[Brief] Print the material below exactly as it stands, please, from its first line to the line holding "ax = fig.add_axes([45", with no pictures.

[Provided data]
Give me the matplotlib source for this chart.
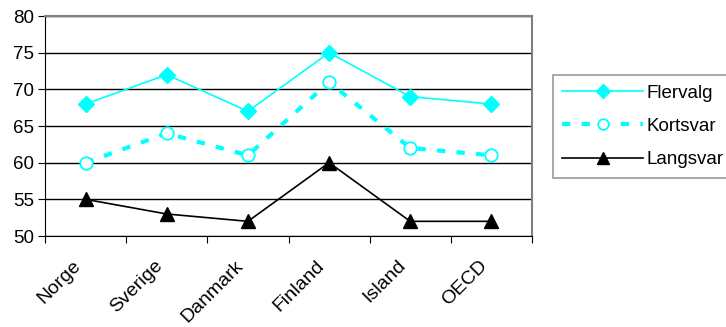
import numpy as np
import matplotlib.pyplot as plt
from matplotlib.transforms import ScaledTranslation

plt.rcParams['font.family'] = ['Liberation Sans', 'DejaVu Sans']

countries = ["Norge", "Sverige", "Danmark", "Finland", "Island", "OECD"]
flervalg = [68, 72, 67, 75, 69, 68]
kortsvar = [60, 64, 61, 71, 62, 61]
langsvar = [55, 53, 52, 60, 52, 52]

fs = 13.5

fig = plt.figure(figsize=(7.26, 3.27), dpi=100)
ax = fig.add_axes([45 / 726, 1 - 236 / 327, (532 - 45) / 726, (236 - 16) / 327])

x = np.arange(len(countries)) + 0.5
ax.plot(x, flervalg, color="#00FFFF", lw=1.2, marker="D", ms=8,
        mfc="#00FFFF", mec="#00FFFF", label="Flervalg")
ax.plot(x, kortsvar, color="#00FFFF", lw=3, ls=(0, (2, 2.7)), marker="o", ms=9,
        mfc="white", mec="#00FFFF", mew=1.3, label="Kortsvar")
ax.plot(x, langsvar, color="black", lw=1.2, marker="^", ms=10,
        mfc="black", mec="black", label="Langsvar")

ax.set_xlim(0, len(countries))
ax.set_ylim(50, 80)
ax.set_yticks(np.arange(50, 81, 5))
ax.yaxis.grid(True, color="black", lw=1)
ax.set_axisbelow(True)

ax.set_xticks(np.arange(len(countries) + 1))
ax.set_xticklabels([])
ax.set_xticks(x, minor=True)
ax.set_xticklabels(countries, minor=True, rotation=45, ha="right",
                   rotation_mode="anchor", fontsize=14)
ax.tick_params(axis="x", which="minor", length=0, pad=8)
ax.tick_params(axis="x", which="major", direction="out", length=5, color="black")
ax.tick_params(axis="y", direction="out", length=5, labelsize=fs, pad=3)

# shift the rotated labels down-left like the original
shift = ScaledTranslation(-13 / 100, -10 / 100, fig.dpi_scale_trans)
for lbl in ax.get_xticklabels(minor=True):
    lbl.set_transform(lbl.get_transform() + shift)

for s in ["top", "right"]:
    ax.spines[s].set_color("#808080")
    ax.spines[s].set_linewidth(1.5)
ax.spines["left"].set_color("black")
ax.spines["bottom"].set_color("black")

leg = fig.legend(loc="upper left", bbox_to_anchor=(553 / 726, 1 - 75 / 327),
                 fontsize=fs, frameon=True, fancybox=False, edgecolor="#808080",
                 handlelength=4.3, handletextpad=0.2, borderpad=0.5,
                 labelspacing=0.87, borderaxespad=0, markerscale=0.85)
leg.get_frame().set_linewidth(1.2)

fig.savefig("out.png", dpi=100)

[Finished task]
Give me the matplotlib source for this chart.
import numpy as np
import matplotlib.pyplot as plt
from matplotlib.transforms import ScaledTranslation

plt.rcParams['font.family'] = ['Liberation Sans', 'DejaVu Sans']

countries = ["Norge", "Sverige", "Danmark", "Finland", "Island", "OECD"]
flervalg = [68, 72, 67, 75, 69, 68]
kortsvar = [60, 64, 61, 71, 62, 61]
langsvar = [55, 53, 52, 60, 52, 52]

fs = 13.5

fig = plt.figure(figsize=(7.26, 3.27), dpi=100)
ax = fig.add_axes([45 / 726, 1 - 236 / 327, (532 - 45) / 726, (236 - 16) / 327])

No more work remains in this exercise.